社会が繁栄するためには安全が必要である。マドリッド(2004年)、ロンドン(2005年)やボストン(2013年)での惨事で嫌というほど浮き彫りになったように、テロは欧州、そして世界にとって現実的な脅威である。即席爆発装置(IED)を用いた攻撃は頻繁にニュースで取り上げられ、テロ攻撃の60%超にこのような爆発物が使用されている。

レーザーにより爆発物の原子・分子の構造を正確に特定することができるようになったため、OPTIXが採用している装置は、車両、手荷物や遮光性容器など、視野に入ったあらゆる物体を離れた場所から迅速にスキャンし、微量残留物を検出することができる。爆発物を扱ったり運搬したりする際には、ほぼ必ず痕跡が残る。

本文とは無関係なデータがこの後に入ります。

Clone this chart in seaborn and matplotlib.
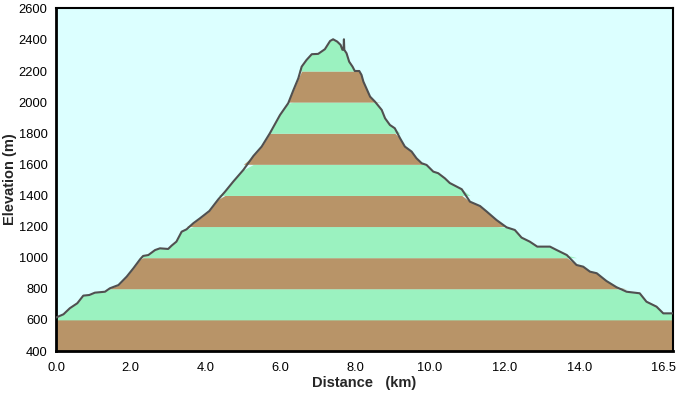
import numpy as np
import pandas as pd
import matplotlib
matplotlib.use("Agg")
import matplotlib.pyplot as plt
import matplotlib.transforms as mtransforms
import seaborn as sns

distance_km = [0.0, 0.2, 0.37, 0.57, 0.73, 0.89, 1.04, 1.31, 1.44, 1.67, 1.89, 2.07, 2.25, 2.33,
               2.47, 2.65, 2.78, 3.0, 3.09, 3.22, 3.36, 3.49, 3.67, 3.85, 4.1, 4.34, 4.52, 4.74,
               5.01, 5.28, 5.5, 5.72, 5.99, 6.21, 6.35, 6.48, 6.57, 6.7, 6.84, 7.01, 7.19, 7.33,
               7.41, 7.52, 7.61, 7.66, 7.69, 7.70, 7.71, 7.77, 7.84, 7.93, 7.99, 8.11, 8.17, 8.22,
               8.3, 8.4, 8.53, 8.71, 8.8, 8.93, 9.06, 9.2, 9.33, 9.51, 9.64, 9.78, 9.91, 10.09,
               10.22, 10.4, 10.53, 10.85, 11.07, 11.34, 11.52, 11.78, 12.05, 12.27, 12.45, 12.67,
               12.87, 13.21, 13.39, 13.66, 13.92, 14.1, 14.28, 14.46, 14.72, 14.99, 15.26, 15.61,
               15.79, 16.06, 16.24, 16.5]
elevation_m = [615, 636, 675, 707, 756, 760, 775, 781, 803, 824, 878, 932, 990, 1011,
               1017, 1049, 1060, 1056, 1077, 1103, 1167, 1182, 1221, 1253, 1300, 1375, 1424, 1489,
               1564, 1654, 1714, 1800, 1917, 1993, 2078, 2153, 2228, 2271, 2308, 2310, 2340, 2393,
               2404, 2389, 2368, 2336, 2340, 2404, 2336, 2314, 2260, 2228, 2200, 2200, 2175, 2132,
               2089, 2035, 2003, 1950, 1896, 1853, 1832, 1768, 1714, 1682, 1639, 1607, 1596, 1553,
               1543, 1510, 1480, 1440, 1360, 1332, 1296, 1242, 1195, 1178, 1129, 1103,
               1071, 1071, 1049, 1017, 953, 942, 910, 900, 850, 810, 781, 771,
               717, 685, 642, 642]

x_ticks = [0, 2, 4, 6, 8, 10, 12, 14, 16.5]
x_tick_labels = ["0.0", "2.0", "4.0", "6.0", "8.0", "10.0", "12.0", "14.0", "16.5"]
y_ticks = [400, 600, 800, 1000, 1200, 1400, 1600, 1800, 2000, 2200, 2400, 2600]
band_edges = list(range(400, 2601, 200))

sns.set_style("white")
plt.rcParams['font.family'] = ['Liberation Sans', 'DejaVu Sans']

df = pd.DataFrame({"Distance": distance_km, "Elevation": elevation_m})
d = np.array(distance_km)
e = np.array(elevation_m, dtype=float)

fig = plt.figure(figsize=(6.77, 3.95), dpi=100)
ax = fig.add_axes([56/677, 44/395, 617/677, 343/395])
ax.set_facecolor("#DCFFFF")

brown = "#B89468"
green = "#9BF2C0"
for i in range(len(band_edges) - 1):
    lo, hi = band_edges[i], band_edges[i + 1]
    top = np.clip(e, lo, hi)
    ax.fill_between(d, lo, top, color=brown if i % 2 == 0 else green, linewidth=0, zorder=1)

sns.lineplot(data=df, x="Distance", y="Elevation", ax=ax, color="#505050", linewidth=1.5,
             zorder=3)

ax.set_xlim(0, 16.5)
ax.set_ylim(400, 2605)
ax.set_xticks(x_ticks)
ax.set_xticklabels(x_tick_labels)
ax.set_yticks(y_ticks)
ax.set_yticklabels([str(v) for v in y_ticks])
ax.tick_params(axis="both", direction="out", length=4, width=1.2, color="black",
               labelsize=9.3, pad=2, labelcolor="black")
ax.tick_params(axis="x", pad=4)
last = ax.get_xticklabels()[-1]
last.set_horizontalalignment("right")
last.set_transform(last.get_transform() + mtransforms.ScaledTranslation(3/100, 0, fig.dpi_scale_trans))
for s in ax.spines.values():
    s.set_color("black")
    s.set_linewidth(1.5)
ax.spines["left"].set_linewidth(2)
ax.spines["bottom"].set_linewidth(2)
ax.set_xlabel("Distance   (km)", fontsize=10.5, fontweight="bold", labelpad=1)
ax.set_ylabel("Elevation (m)", fontsize=10.5, fontweight="bold", labelpad=1)

fig.savefig("out.png", dpi=100, facecolor="white")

すなわち、爆発物を扱った人物の手やこのような人物が触れた物だけでなく、運搬具の表面にも残留物が付着しているのである。

EUから240万ユーロの資金援助を受けているOPTIXコンソーシアムは、欧州市民の安全と生活の質の向上を目的として欧州委員会が支援している数々のセキュリティ・プロジェクトの1つである。2013年末までに、EUが資金提供を行うさまざまなプログラムが、45カ国から1,500人以上が参加する250件を超えるセキュリティ研究プロジェクトを助成することになる。セキュリティ関連の研究に対する財政的支援は、様々なテーマを対象にしてほどなく開始される、EUの多年度研究プログラム「ホライズン2020」(2014~2020年)の下で今後も引き続き行われる予定である。